State how many lines contain the string "with", and write nothing else.

★ ★ ★ ★ ★

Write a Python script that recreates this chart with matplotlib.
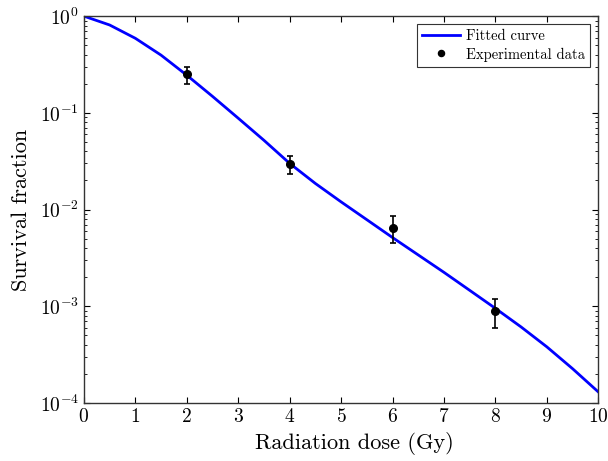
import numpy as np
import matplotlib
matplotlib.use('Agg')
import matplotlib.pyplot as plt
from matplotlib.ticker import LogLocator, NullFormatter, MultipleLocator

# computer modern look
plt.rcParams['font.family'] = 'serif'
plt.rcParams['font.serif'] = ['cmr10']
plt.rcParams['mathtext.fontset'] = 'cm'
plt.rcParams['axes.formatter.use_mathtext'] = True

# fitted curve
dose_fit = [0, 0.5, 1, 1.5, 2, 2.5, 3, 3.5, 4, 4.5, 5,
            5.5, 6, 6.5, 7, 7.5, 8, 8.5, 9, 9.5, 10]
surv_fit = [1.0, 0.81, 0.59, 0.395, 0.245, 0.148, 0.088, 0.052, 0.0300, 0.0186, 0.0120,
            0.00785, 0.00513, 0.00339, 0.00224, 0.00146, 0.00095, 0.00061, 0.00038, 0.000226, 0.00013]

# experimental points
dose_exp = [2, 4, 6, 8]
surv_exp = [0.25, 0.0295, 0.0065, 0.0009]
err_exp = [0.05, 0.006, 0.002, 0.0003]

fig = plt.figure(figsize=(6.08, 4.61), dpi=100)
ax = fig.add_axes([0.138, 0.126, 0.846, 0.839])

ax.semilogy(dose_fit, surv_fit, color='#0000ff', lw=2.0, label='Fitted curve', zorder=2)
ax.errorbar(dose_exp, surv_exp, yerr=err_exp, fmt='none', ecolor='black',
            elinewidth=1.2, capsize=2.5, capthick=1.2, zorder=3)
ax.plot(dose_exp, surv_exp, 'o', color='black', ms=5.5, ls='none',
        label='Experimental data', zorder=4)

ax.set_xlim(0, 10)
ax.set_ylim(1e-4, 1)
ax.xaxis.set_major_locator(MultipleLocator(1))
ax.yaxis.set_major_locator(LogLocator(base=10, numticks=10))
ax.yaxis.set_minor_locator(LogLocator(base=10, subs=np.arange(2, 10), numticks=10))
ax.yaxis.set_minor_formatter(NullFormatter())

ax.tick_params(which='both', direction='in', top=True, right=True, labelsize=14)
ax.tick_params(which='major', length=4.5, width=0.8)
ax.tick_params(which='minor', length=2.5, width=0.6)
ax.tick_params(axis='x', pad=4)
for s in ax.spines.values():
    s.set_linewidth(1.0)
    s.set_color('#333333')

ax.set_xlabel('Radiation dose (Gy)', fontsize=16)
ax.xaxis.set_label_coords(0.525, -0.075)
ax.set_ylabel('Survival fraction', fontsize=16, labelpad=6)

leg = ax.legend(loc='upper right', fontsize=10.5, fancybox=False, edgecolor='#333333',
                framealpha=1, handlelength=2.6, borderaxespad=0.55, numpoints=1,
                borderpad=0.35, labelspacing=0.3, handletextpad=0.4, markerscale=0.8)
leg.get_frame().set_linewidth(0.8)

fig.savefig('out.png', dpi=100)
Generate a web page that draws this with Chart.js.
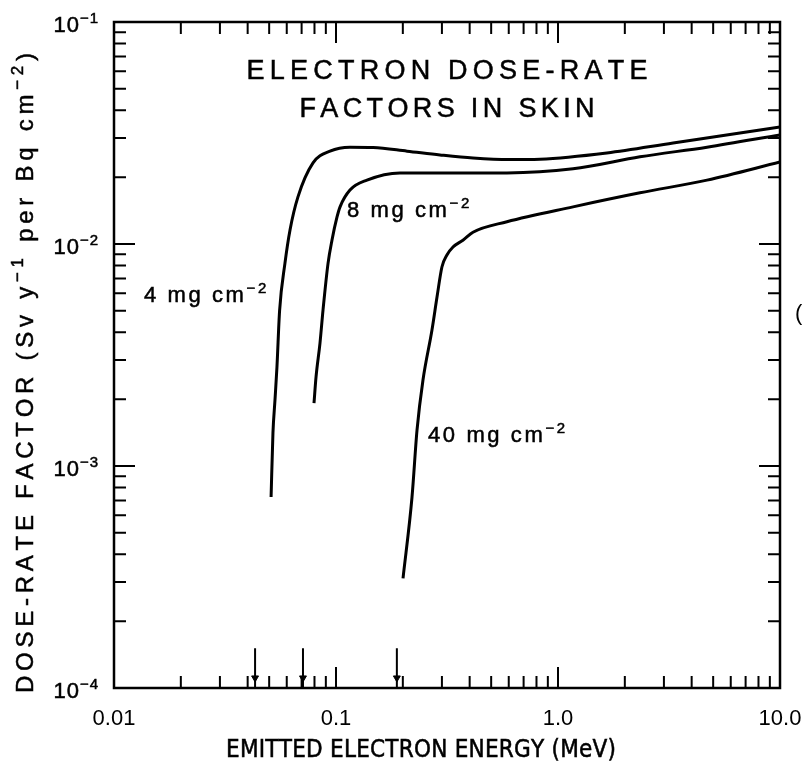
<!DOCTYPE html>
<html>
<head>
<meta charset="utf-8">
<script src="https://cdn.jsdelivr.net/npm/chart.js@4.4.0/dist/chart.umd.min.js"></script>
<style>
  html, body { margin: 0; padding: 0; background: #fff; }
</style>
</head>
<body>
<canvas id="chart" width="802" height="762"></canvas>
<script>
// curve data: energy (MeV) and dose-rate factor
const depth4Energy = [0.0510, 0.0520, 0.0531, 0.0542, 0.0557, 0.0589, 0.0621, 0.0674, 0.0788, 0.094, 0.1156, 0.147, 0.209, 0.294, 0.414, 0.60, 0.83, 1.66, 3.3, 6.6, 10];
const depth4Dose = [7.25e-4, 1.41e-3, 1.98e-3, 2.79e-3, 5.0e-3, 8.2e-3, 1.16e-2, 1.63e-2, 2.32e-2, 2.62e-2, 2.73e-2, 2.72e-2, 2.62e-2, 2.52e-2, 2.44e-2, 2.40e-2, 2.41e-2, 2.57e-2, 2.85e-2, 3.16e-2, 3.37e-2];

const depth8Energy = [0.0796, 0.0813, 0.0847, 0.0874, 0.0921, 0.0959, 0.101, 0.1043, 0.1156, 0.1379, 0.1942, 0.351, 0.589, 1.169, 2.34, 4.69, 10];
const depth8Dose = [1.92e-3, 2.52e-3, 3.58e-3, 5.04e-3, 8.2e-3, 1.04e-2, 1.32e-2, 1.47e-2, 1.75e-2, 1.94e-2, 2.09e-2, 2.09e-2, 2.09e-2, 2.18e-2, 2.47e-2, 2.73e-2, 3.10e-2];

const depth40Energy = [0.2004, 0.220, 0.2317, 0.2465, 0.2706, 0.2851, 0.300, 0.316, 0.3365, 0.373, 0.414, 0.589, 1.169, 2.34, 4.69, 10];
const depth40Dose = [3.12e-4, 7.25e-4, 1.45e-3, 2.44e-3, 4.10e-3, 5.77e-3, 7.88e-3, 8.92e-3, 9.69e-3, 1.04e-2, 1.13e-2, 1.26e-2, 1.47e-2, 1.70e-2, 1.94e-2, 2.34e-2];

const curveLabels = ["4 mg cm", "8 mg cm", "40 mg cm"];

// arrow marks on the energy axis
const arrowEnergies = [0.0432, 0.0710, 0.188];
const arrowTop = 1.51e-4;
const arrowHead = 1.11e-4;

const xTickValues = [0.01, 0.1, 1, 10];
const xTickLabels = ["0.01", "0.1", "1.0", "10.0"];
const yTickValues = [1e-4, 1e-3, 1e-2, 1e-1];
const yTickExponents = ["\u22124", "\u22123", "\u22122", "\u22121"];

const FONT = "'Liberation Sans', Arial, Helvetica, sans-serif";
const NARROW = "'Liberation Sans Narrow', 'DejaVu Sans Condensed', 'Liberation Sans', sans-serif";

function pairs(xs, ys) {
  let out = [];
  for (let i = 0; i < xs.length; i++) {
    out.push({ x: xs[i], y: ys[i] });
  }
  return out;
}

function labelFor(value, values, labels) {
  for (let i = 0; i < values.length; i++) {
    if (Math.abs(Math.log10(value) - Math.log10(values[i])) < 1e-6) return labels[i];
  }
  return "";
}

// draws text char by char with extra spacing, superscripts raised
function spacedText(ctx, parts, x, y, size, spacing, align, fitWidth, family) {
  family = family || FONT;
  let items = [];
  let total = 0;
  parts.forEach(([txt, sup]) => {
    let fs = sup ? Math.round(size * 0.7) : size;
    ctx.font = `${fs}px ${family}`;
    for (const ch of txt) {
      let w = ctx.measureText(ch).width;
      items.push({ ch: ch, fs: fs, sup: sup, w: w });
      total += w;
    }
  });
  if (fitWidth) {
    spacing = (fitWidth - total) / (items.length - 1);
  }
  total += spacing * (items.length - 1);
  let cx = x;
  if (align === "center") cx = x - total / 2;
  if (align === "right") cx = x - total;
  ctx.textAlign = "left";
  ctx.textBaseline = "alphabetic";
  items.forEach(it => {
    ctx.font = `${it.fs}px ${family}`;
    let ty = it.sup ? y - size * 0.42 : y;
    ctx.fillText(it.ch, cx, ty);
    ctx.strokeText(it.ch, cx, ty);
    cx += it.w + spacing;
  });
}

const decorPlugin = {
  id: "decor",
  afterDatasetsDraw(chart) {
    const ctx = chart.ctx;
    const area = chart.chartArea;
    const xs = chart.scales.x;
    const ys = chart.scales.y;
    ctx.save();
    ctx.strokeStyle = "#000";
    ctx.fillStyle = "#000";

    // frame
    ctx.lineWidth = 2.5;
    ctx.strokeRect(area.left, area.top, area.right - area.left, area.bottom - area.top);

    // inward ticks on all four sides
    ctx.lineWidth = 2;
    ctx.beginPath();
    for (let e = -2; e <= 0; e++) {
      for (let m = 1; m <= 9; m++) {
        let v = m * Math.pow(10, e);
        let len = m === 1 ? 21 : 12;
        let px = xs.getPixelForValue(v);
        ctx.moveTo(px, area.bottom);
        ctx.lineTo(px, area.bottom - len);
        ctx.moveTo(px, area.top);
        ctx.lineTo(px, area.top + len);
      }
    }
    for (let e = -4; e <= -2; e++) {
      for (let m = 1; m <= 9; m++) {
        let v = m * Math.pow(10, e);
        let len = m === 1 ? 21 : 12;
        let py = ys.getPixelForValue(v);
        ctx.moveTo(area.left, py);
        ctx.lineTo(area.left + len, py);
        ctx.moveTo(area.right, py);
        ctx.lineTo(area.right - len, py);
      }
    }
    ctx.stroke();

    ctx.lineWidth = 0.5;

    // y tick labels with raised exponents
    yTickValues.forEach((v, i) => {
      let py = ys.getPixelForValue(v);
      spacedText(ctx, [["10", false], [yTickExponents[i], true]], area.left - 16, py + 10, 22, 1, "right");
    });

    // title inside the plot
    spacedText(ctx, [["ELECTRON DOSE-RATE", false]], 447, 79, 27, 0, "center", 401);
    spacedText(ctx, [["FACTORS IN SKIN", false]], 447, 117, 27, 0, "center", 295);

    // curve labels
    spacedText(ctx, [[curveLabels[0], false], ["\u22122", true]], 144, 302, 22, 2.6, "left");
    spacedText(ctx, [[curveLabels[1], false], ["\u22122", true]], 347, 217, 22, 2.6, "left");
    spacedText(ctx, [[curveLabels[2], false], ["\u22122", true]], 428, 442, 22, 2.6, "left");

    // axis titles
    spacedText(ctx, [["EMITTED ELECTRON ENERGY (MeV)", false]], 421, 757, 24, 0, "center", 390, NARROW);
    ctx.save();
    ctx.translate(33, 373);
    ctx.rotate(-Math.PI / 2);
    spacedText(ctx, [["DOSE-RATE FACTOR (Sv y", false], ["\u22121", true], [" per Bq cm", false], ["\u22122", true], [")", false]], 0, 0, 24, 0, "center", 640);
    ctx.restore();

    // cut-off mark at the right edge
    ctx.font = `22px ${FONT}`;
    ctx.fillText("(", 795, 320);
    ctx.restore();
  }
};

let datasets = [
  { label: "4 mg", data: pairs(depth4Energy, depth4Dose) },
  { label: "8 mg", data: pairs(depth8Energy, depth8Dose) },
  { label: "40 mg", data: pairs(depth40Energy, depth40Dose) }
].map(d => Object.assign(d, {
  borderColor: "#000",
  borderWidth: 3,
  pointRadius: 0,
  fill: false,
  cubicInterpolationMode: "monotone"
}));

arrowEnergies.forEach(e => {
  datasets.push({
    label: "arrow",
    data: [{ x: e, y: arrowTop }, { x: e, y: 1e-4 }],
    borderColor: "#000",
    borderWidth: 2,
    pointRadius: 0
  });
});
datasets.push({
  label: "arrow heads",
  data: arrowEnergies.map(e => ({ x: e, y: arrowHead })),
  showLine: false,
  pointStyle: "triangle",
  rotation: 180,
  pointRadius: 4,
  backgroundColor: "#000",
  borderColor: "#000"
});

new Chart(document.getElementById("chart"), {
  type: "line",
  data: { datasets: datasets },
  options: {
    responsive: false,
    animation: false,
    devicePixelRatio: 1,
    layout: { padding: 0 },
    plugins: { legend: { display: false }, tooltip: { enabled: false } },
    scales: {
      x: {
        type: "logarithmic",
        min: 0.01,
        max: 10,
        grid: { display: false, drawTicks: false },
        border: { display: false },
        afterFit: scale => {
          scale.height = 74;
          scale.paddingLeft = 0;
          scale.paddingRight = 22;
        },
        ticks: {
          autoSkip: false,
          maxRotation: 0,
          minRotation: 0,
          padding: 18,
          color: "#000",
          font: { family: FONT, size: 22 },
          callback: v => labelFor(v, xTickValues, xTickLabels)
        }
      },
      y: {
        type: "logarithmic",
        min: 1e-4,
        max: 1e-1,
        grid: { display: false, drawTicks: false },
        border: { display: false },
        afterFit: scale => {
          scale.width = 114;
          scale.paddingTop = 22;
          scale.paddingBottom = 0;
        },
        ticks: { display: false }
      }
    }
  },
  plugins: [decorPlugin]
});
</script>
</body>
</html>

★ ★ ★ ★ ★

■ Task result: 4